### SUPPLIED DATA
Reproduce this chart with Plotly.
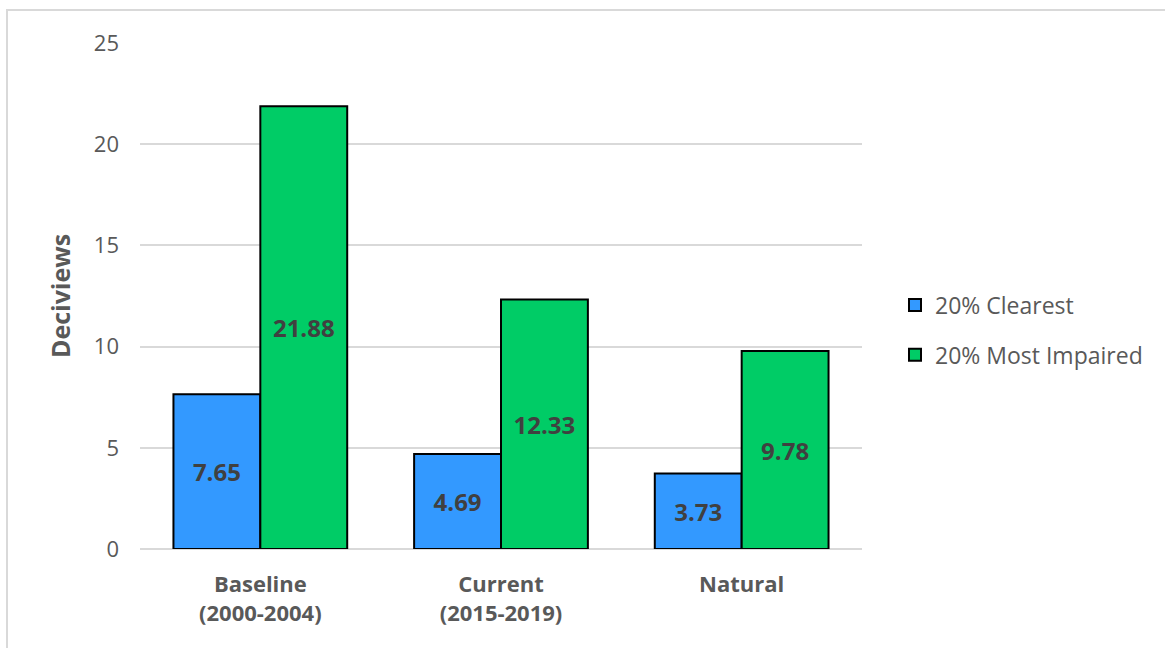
import plotly.graph_objects as go

# Visibility by period, in deciviews
categories = ["Baseline<br>(2000-2004)", "Current<br>(2015-2019)", "Natural"]
clearest = [7.65, 4.69, 3.73]
most_impaired = [21.88, 12.33, 9.78]
y_ticks = [0, 5, 10, 15, 20, 25]

FONT = "Open Sans, Liberation Sans, sans-serif"
AXIS_GRAY = "#595959"
LABEL_GRAY = "#404040"

W, H = 1165, 648
ML, MR, MT, MB = 140, 303, 43, 99
PW, PH = W - ML - MR, H - MT - MB

fig = go.Figure()
series = [
    ("20% Clearest", clearest, "#3399FF"),
    ("20% Most Impaired", most_impaired, "#00CC66"),
]
for i, (name, vals, color) in enumerate(series):
    fig.add_trace(go.Bar(
        name=name,
        x=categories,
        y=vals,
        marker=dict(color=color, line=dict(color="#000000", width=2)),
        text=[f"{v:.2f}" for v in vals],
        textposition="inside",
        insidetextanchor="middle",
        textangle=0,
        textfont=dict(family=FONT, size=24, color=LABEL_GRAY, weight="bold"),
        legendgroup=f"g{i}",
        cliponaxis=False,
    ))

# Outer chart border (light gray frame)
fig.add_shape(
    type="rect", xref="paper", yref="paper",
    x0=(7 - ML) / PW, x1=(W + 20 - ML) / PW,
    y0=-(H + 20 - MT - PH) / PH, y1=(PH + MT - 10) / PH,
    line=dict(color="#d9d9d9", width=2), fillcolor="rgba(0,0,0,0)",
    layer="below",
)

fig.update_layout(
    width=W, height=H,
    margin=dict(l=ML, r=MR, t=MT, b=MB, pad=0),
    paper_bgcolor="white", plot_bgcolor="white",
    barmode="group", bargap=0.278, bargroupgap=0,
    font=dict(family=FONT, color=AXIS_GRAY),
    showlegend=True,
    legend=dict(
        x=(895 - ML) / PW, xanchor="left",
        y=0.5 - 34 / PH, yanchor="middle",
        font=dict(family=FONT, size=23, color=AXIS_GRAY),
        traceorder="grouped", tracegroupgap=17,
        itemwidth=30,
        bgcolor="rgba(0,0,0,0)",
    ),
    xaxis=dict(
        range=[-0.5, 2.5],
        showgrid=False, showline=False, zeroline=False,
        tickfont=dict(family=FONT, size=22, color=AXIS_GRAY, weight="bold"),
        ticklabelstandoff=20,
    ),
    yaxis=dict(
        range=[0, 25], tickvals=y_ticks,
        showgrid=True, gridcolor="#d9d9d9", gridwidth=2,
        zeroline=True, zerolinecolor="#d9d9d9", zerolinewidth=2,
        showline=False,
        tickfont=dict(family=FONT, size=22, color=AXIS_GRAY),
        ticklabelstandoff=20,
        title=dict(text="Deciviews", standoff=16,
                   font=dict(family=FONT, size=25, color=AXIS_GRAY, weight="bold")),
    ),
)

fig.write_html("out.html")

### EXERCISE TASK
Set the data above down again exactly as given, with no pictures.

### RESPONSE BELOW
Reproduce this chart with Plotly.
import plotly.graph_objects as go

# Visibility by period, in deciviews
categories = ["Baseline<br>(2000-2004)", "Current<br>(2015-2019)", "Natural"]
clearest = [7.65, 4.69, 3.73]
most_impaired = [21.88, 12.33, 9.78]
y_ticks = [0, 5, 10, 15, 20, 25]

FONT = "Open Sans, Liberation Sans, sans-serif"
AXIS_GRAY = "#595959"
LABEL_GRAY = "#404040"

W, H = 1165, 648
ML, MR, MT, MB = 140, 303, 43, 99
PW, PH = W - ML - MR, H - MT - MB

fig = go.Figure()
series = [
    ("20% Clearest", clearest, "#3399FF"),
    ("20% Most Impaired", most_impaired, "#00CC66"),
]
for i, (name, vals, color) in enumerate(series):
    fig.add_trace(go.Bar(
        name=name,
        x=categories,
        y=vals,
        marker=dict(color=color, line=dict(color="#000000", width=2)),
        text=[f"{v:.2f}" for v in vals],
        textposition="inside",
        insidetextanchor="middle",
        textangle=0,
        textfont=dict(family=FONT, size=24, color=LABEL_GRAY, weight="bold"),
        legendgroup=f"g{i}",
        cliponaxis=False,
    ))

# Outer chart border (light gray frame)
fig.add_shape(
    type="rect", xref="paper", yref="paper",
    x0=(7 - ML) / PW, x1=(W + 20 - ML) / PW,
    y0=-(H + 20 - MT - PH) / PH, y1=(PH + MT - 10) / PH,
    line=dict(color="#d9d9d9", width=2), fillcolor="rgba(0,0,0,0)",
    layer="below",
)

fig.update_layout(
    width=W, height=H,
    margin=dict(l=ML, r=MR, t=MT, b=MB, pad=0),
    paper_bgcolor="white", plot_bgcolor="white",
    barmode="group", bargap=0.278, bargroupgap=0,
    font=dict(family=FONT, color=AXIS_GRAY),
    showlegend=True,
    legend=dict(
        x=(895 - ML) / PW, xanchor="left",
        y=0.5 - 34 / PH, yanchor="middle",
        font=dict(family=FONT, size=23, color=AXIS_GRAY),
        traceorder="grouped", tracegroupgap=17,
        itemwidth=30,
        bgcolor="rgba(0,0,0,0)",
    ),
    xaxis=dict(
        range=[-0.5, 2.5],
        showgrid=False, showline=False, zeroline=False,
        tickfont=dict(family=FONT, size=22, color=AXIS_GRAY, weight="bold"),
        ticklabelstandoff=20,
    ),
    yaxis=dict(
        range=[0, 25], tickvals=y_ticks,
        showgrid=True, gridcolor="#d9d9d9", gridwidth=2,
        zeroline=True, zerolinecolor="#d9d9d9", zerolinewidth=2,
        showline=False,
        tickfont=dict(family=FONT, size=22, color=AXIS_GRAY),
        ticklabelstandoff=20,
        title=dict(text="Deciviews", standoff=16,
                   font=dict(family=FONT, size=25, color=AXIS_GRAY, weight="bold")),
    ),
)

fig.write_html("out.html")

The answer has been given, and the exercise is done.